3. Partial Oxidation (POX):

  • A process in which the amount of oxygen is limited during the reaction with natural gas or other hydrocarbons, leading to the production of hydrogen and carbon monoxide (CO).

 

Eco-Friendly Hydrogen Production Technologies:

1. Water Electrolysis:

  • Process in which water (H₂O) is split into hydrogen (H₂) and oxygen (O₂) using an electric current.
  • Water can be sourced from both drinking water and seawater.
  • Water electrolysis requires a supply of electrical energy, making it dependent on the energy source (e.g., renewable energy).

2. Photolysis:

  • Utilizes sunlight to split water into hydrogen and oxygen.
  • Currently in the experimental phase and requires further research to enhance efficiency.

3. Hydrogen-Producing Bacteria:

  • Utilizes bacteria capable of fermentation, which release hydrogen as a byproduct.
  • An emerging technology with the potential to produce hydrogen from biomass.

4. Green Hydrogen:

Green hydrogen, also known as renewable hydrogen, is a variation of hydrogen produced using renewable energy sources. The process typically involves water electrolysis, utilizing electric current from renewable sources such as solar or wind power. Here are key pieces of information about green hydrogen:

  • In the case of green hydrogen, the electric current used for electrolysis comes from renewable sources, meaning it does not generate greenhouse gas emissions.
  • Solar and wind power are the primary sources of energy used in the production of green hydrogen. Solar energy is converted into electric current in solar power plants, which is then used in the electrolysis process. Wind power plants convert the kinetic energy of the wind into electric current, powering water electrolysis.
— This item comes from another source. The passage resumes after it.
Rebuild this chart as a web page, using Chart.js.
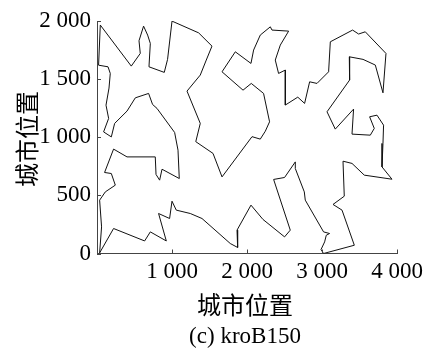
<!DOCTYPE html>
<html>
<head>
<meta charset="utf-8">
<script src="https://cdn.jsdelivr.net/npm/chart.js@4"></script>
<style>
html,body{margin:0;padding:0;background:#fff;}
#wrap{width:434px;height:349px;position:relative;}
</style>
</head>
<body>
<div id="wrap"><canvas id="c" width="434" height="349"></canvas></div>
<script>
// Tour of kroB150 (city coordinates, visiting order)
const cityX = [44,457,577,560,621,675,711,693,897,941,
  1000,1355,1533,1457,1377,1200,1377,1317,1547,1667,
  2067,2177,2244,2301,2221,2057,1947,1667,1844,2053,
  2088,2177,2311,2333,2555,2444,2377,2421,2511,2511,
  2677,2768,2835,2933,3088,3111,3408,3488,3577,3853,
  3813,3711,3547,3364,3368,
  3067,3177,3421,3400,3644,3697,3635,3733,3821,3813,
  3800,3933,3564,3400,3280,3297,3147,
  3267,3431,3021,2987,3035,3057,3101,3021,2777,2764,2644,2644,2501,2355,2577,2501,2213,2053,1867,1875,
  1777,1400,1244,1057,1000,968,821,924,711,635,221,35,61,35,111,244,
  191,101,221,400,777,787,835,867,1097,1080,1035,800,741,688,511,400,235,191,88,155,120,160,177,147,21];
const cityY = [1965,1612,1721,1830,1956,1879,1807,1606,1558,1670,
  1999,1898,1784,1664,1535,1397,1119,962,861,659,
  1005,984,1052,1133,1377,1463,1405,1563,1735,1635,
  1750,1879,1950,1922,1913,1793,1664,1549,1578,1277,
  1345,1291,1477,1463,1563,1821,1922,1888,1907,1721,
  1382,1621,1670,1692,1492,
  1219,1070,1242,1027,1018,1076,1176,1190,1104,947,
  745,639,674,775,794,493,422,
  373,71,0,34,100,157,172,186,459,530,731,788,654,637,201,143,293,416,201,52,
  86,301,344,373,450,301,344,108,186,108,215,5,229,459,530,588,
  688,697,898,831,831,680,631,725,645,889,1041,1248,1282,1377,1339,1225,1119,1003,1046,1162,1276,1423,1549,1606,1620];
const xTicks = [0,1000,2000,3000,4000];
const yTicks = [0,500,1000,1500,2000];
const axisTitle = '城市位置';
const caption = '(c) kroB150';

const tour = cityX.map((x,i)=>({x:x, y:cityY[i]}));
tour.push({x:cityX[0], y:cityY[0]});

function fmt(v){ return String(v).replace(/\B(?=(\d{3})+(?!\d))/g,' '); }

const tickFont = {family:'"Liberation Serif","Times New Roman",serif', size:23};

const decor = {
  id:'decor',
  afterDraw(chart){
    const ctx = chart.ctx, xs = chart.scales.x, ys = chart.scales.y;
    ctx.save();
    ctx.strokeStyle = '#444'; ctx.lineWidth = 1;
    const by = ys.getPixelForValue(0), lx = xs.getPixelForValue(0);
    xTicks.forEach(v=>{ const px = Math.round(xs.getPixelForValue(v))+0.5;
      ctx.beginPath(); ctx.moveTo(px, by); ctx.lineTo(px, by-4); ctx.stroke(); });
    yTicks.forEach(v=>{ const py = Math.round(ys.getPixelForValue(v))+0.5;
      ctx.beginPath(); ctx.moveTo(lx, py); ctx.lineTo(lx+4, py); ctx.stroke(); });
    ctx.fillStyle = '#000';
    ctx.textAlign = 'center'; ctx.textBaseline = 'middle';
    ctx.font = '24px "Noto Sans CJK SC"';
    ctx.fillText(axisTitle, 245, 305);
    ctx.save(); ctx.translate(27, 139); ctx.rotate(-Math.PI/2);
    ctx.fillText(axisTitle, 0, 0); ctx.restore();
    ctx.font = '23px "Liberation Serif"';
    ctx.fillText(caption, 245, 337);
    ctx.restore();
  }
};

new Chart(document.getElementById('c'), {
  type:'line',
  data:{datasets:[{data:tour, borderColor:'#111', borderWidth:1, pointRadius:0, tension:0, fill:false}]},
  options:{
    responsive:false, animation:false, devicePixelRatio:1,
    layout:{padding:{left:0, top:21, right:37, bottom:0}},
    plugins:{legend:{display:false}, tooltip:{enabled:false}},
    scales:{
      x:{type:'linear', min:0, max:4000,
        afterBuildTicks(s){ s.ticks = xTicks.map(v=>({value:v})); },
        afterFit(s){ s.height = 95.5; },
        grid:{display:false, drawTicks:false},
        border:{display:true, color:'#444', width:1},
        ticks:{color:'#000', font:tickFont, padding:5, maxRotation:0, autoSkip:false,
          callback:(v)=> v===0 ? '' : fmt(v)}},
      y:{type:'linear', min:0, max:2000,
        afterBuildTicks(s){ s.ticks = yTicks.map(v=>({value:v})); },
        afterFit(s){ s.width = 97; },
        grid:{display:false, drawTicks:false},
        border:{display:true, color:'#444', width:1},
        ticks:{color:'#000', font:tickFont, padding:6, autoSkip:false,
          callback:(v)=> fmt(v)}}
    }
  },
  plugins:[decor]
});
</script>
</body>
</html>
The significance of Green Hydrogen in Energy Transformation:

  • Green hydrogen plays a crucial role in the energy transformation, especially in areas where direct application of renewable energy sources is difficult or impossible.
  • It is considered a decisive element in creating sustainable and clean energy systems.

In the context of green hydrogen, water electrolysis is the most sustainable when electrolyzers are powered by electricity from renewable sources such as solar, wind, or hybrid systems.

Water electrolysis plays a pivotal role in hydrogen production, especially in the pursuit of a green transformation in the energy sector. As technology progresses and the share of renewable energy sources in energy microgrids increases, water electrolysis may become an even more efficient and sustainable process.

Despite current challenges, green hydrogen is regarded as a crucial element in global efforts toward decarbonization and sustainable energy production.

Investments in research and development aim to refine production processes, enhance efficiency, and reduce costs, contributing to the widespread use of green hydrogen in the future.

The production of green hydrogen represents a significant step toward a more sustainable and clean energy future, simultaneously aiding in the reduction of greenhouse gas emissions.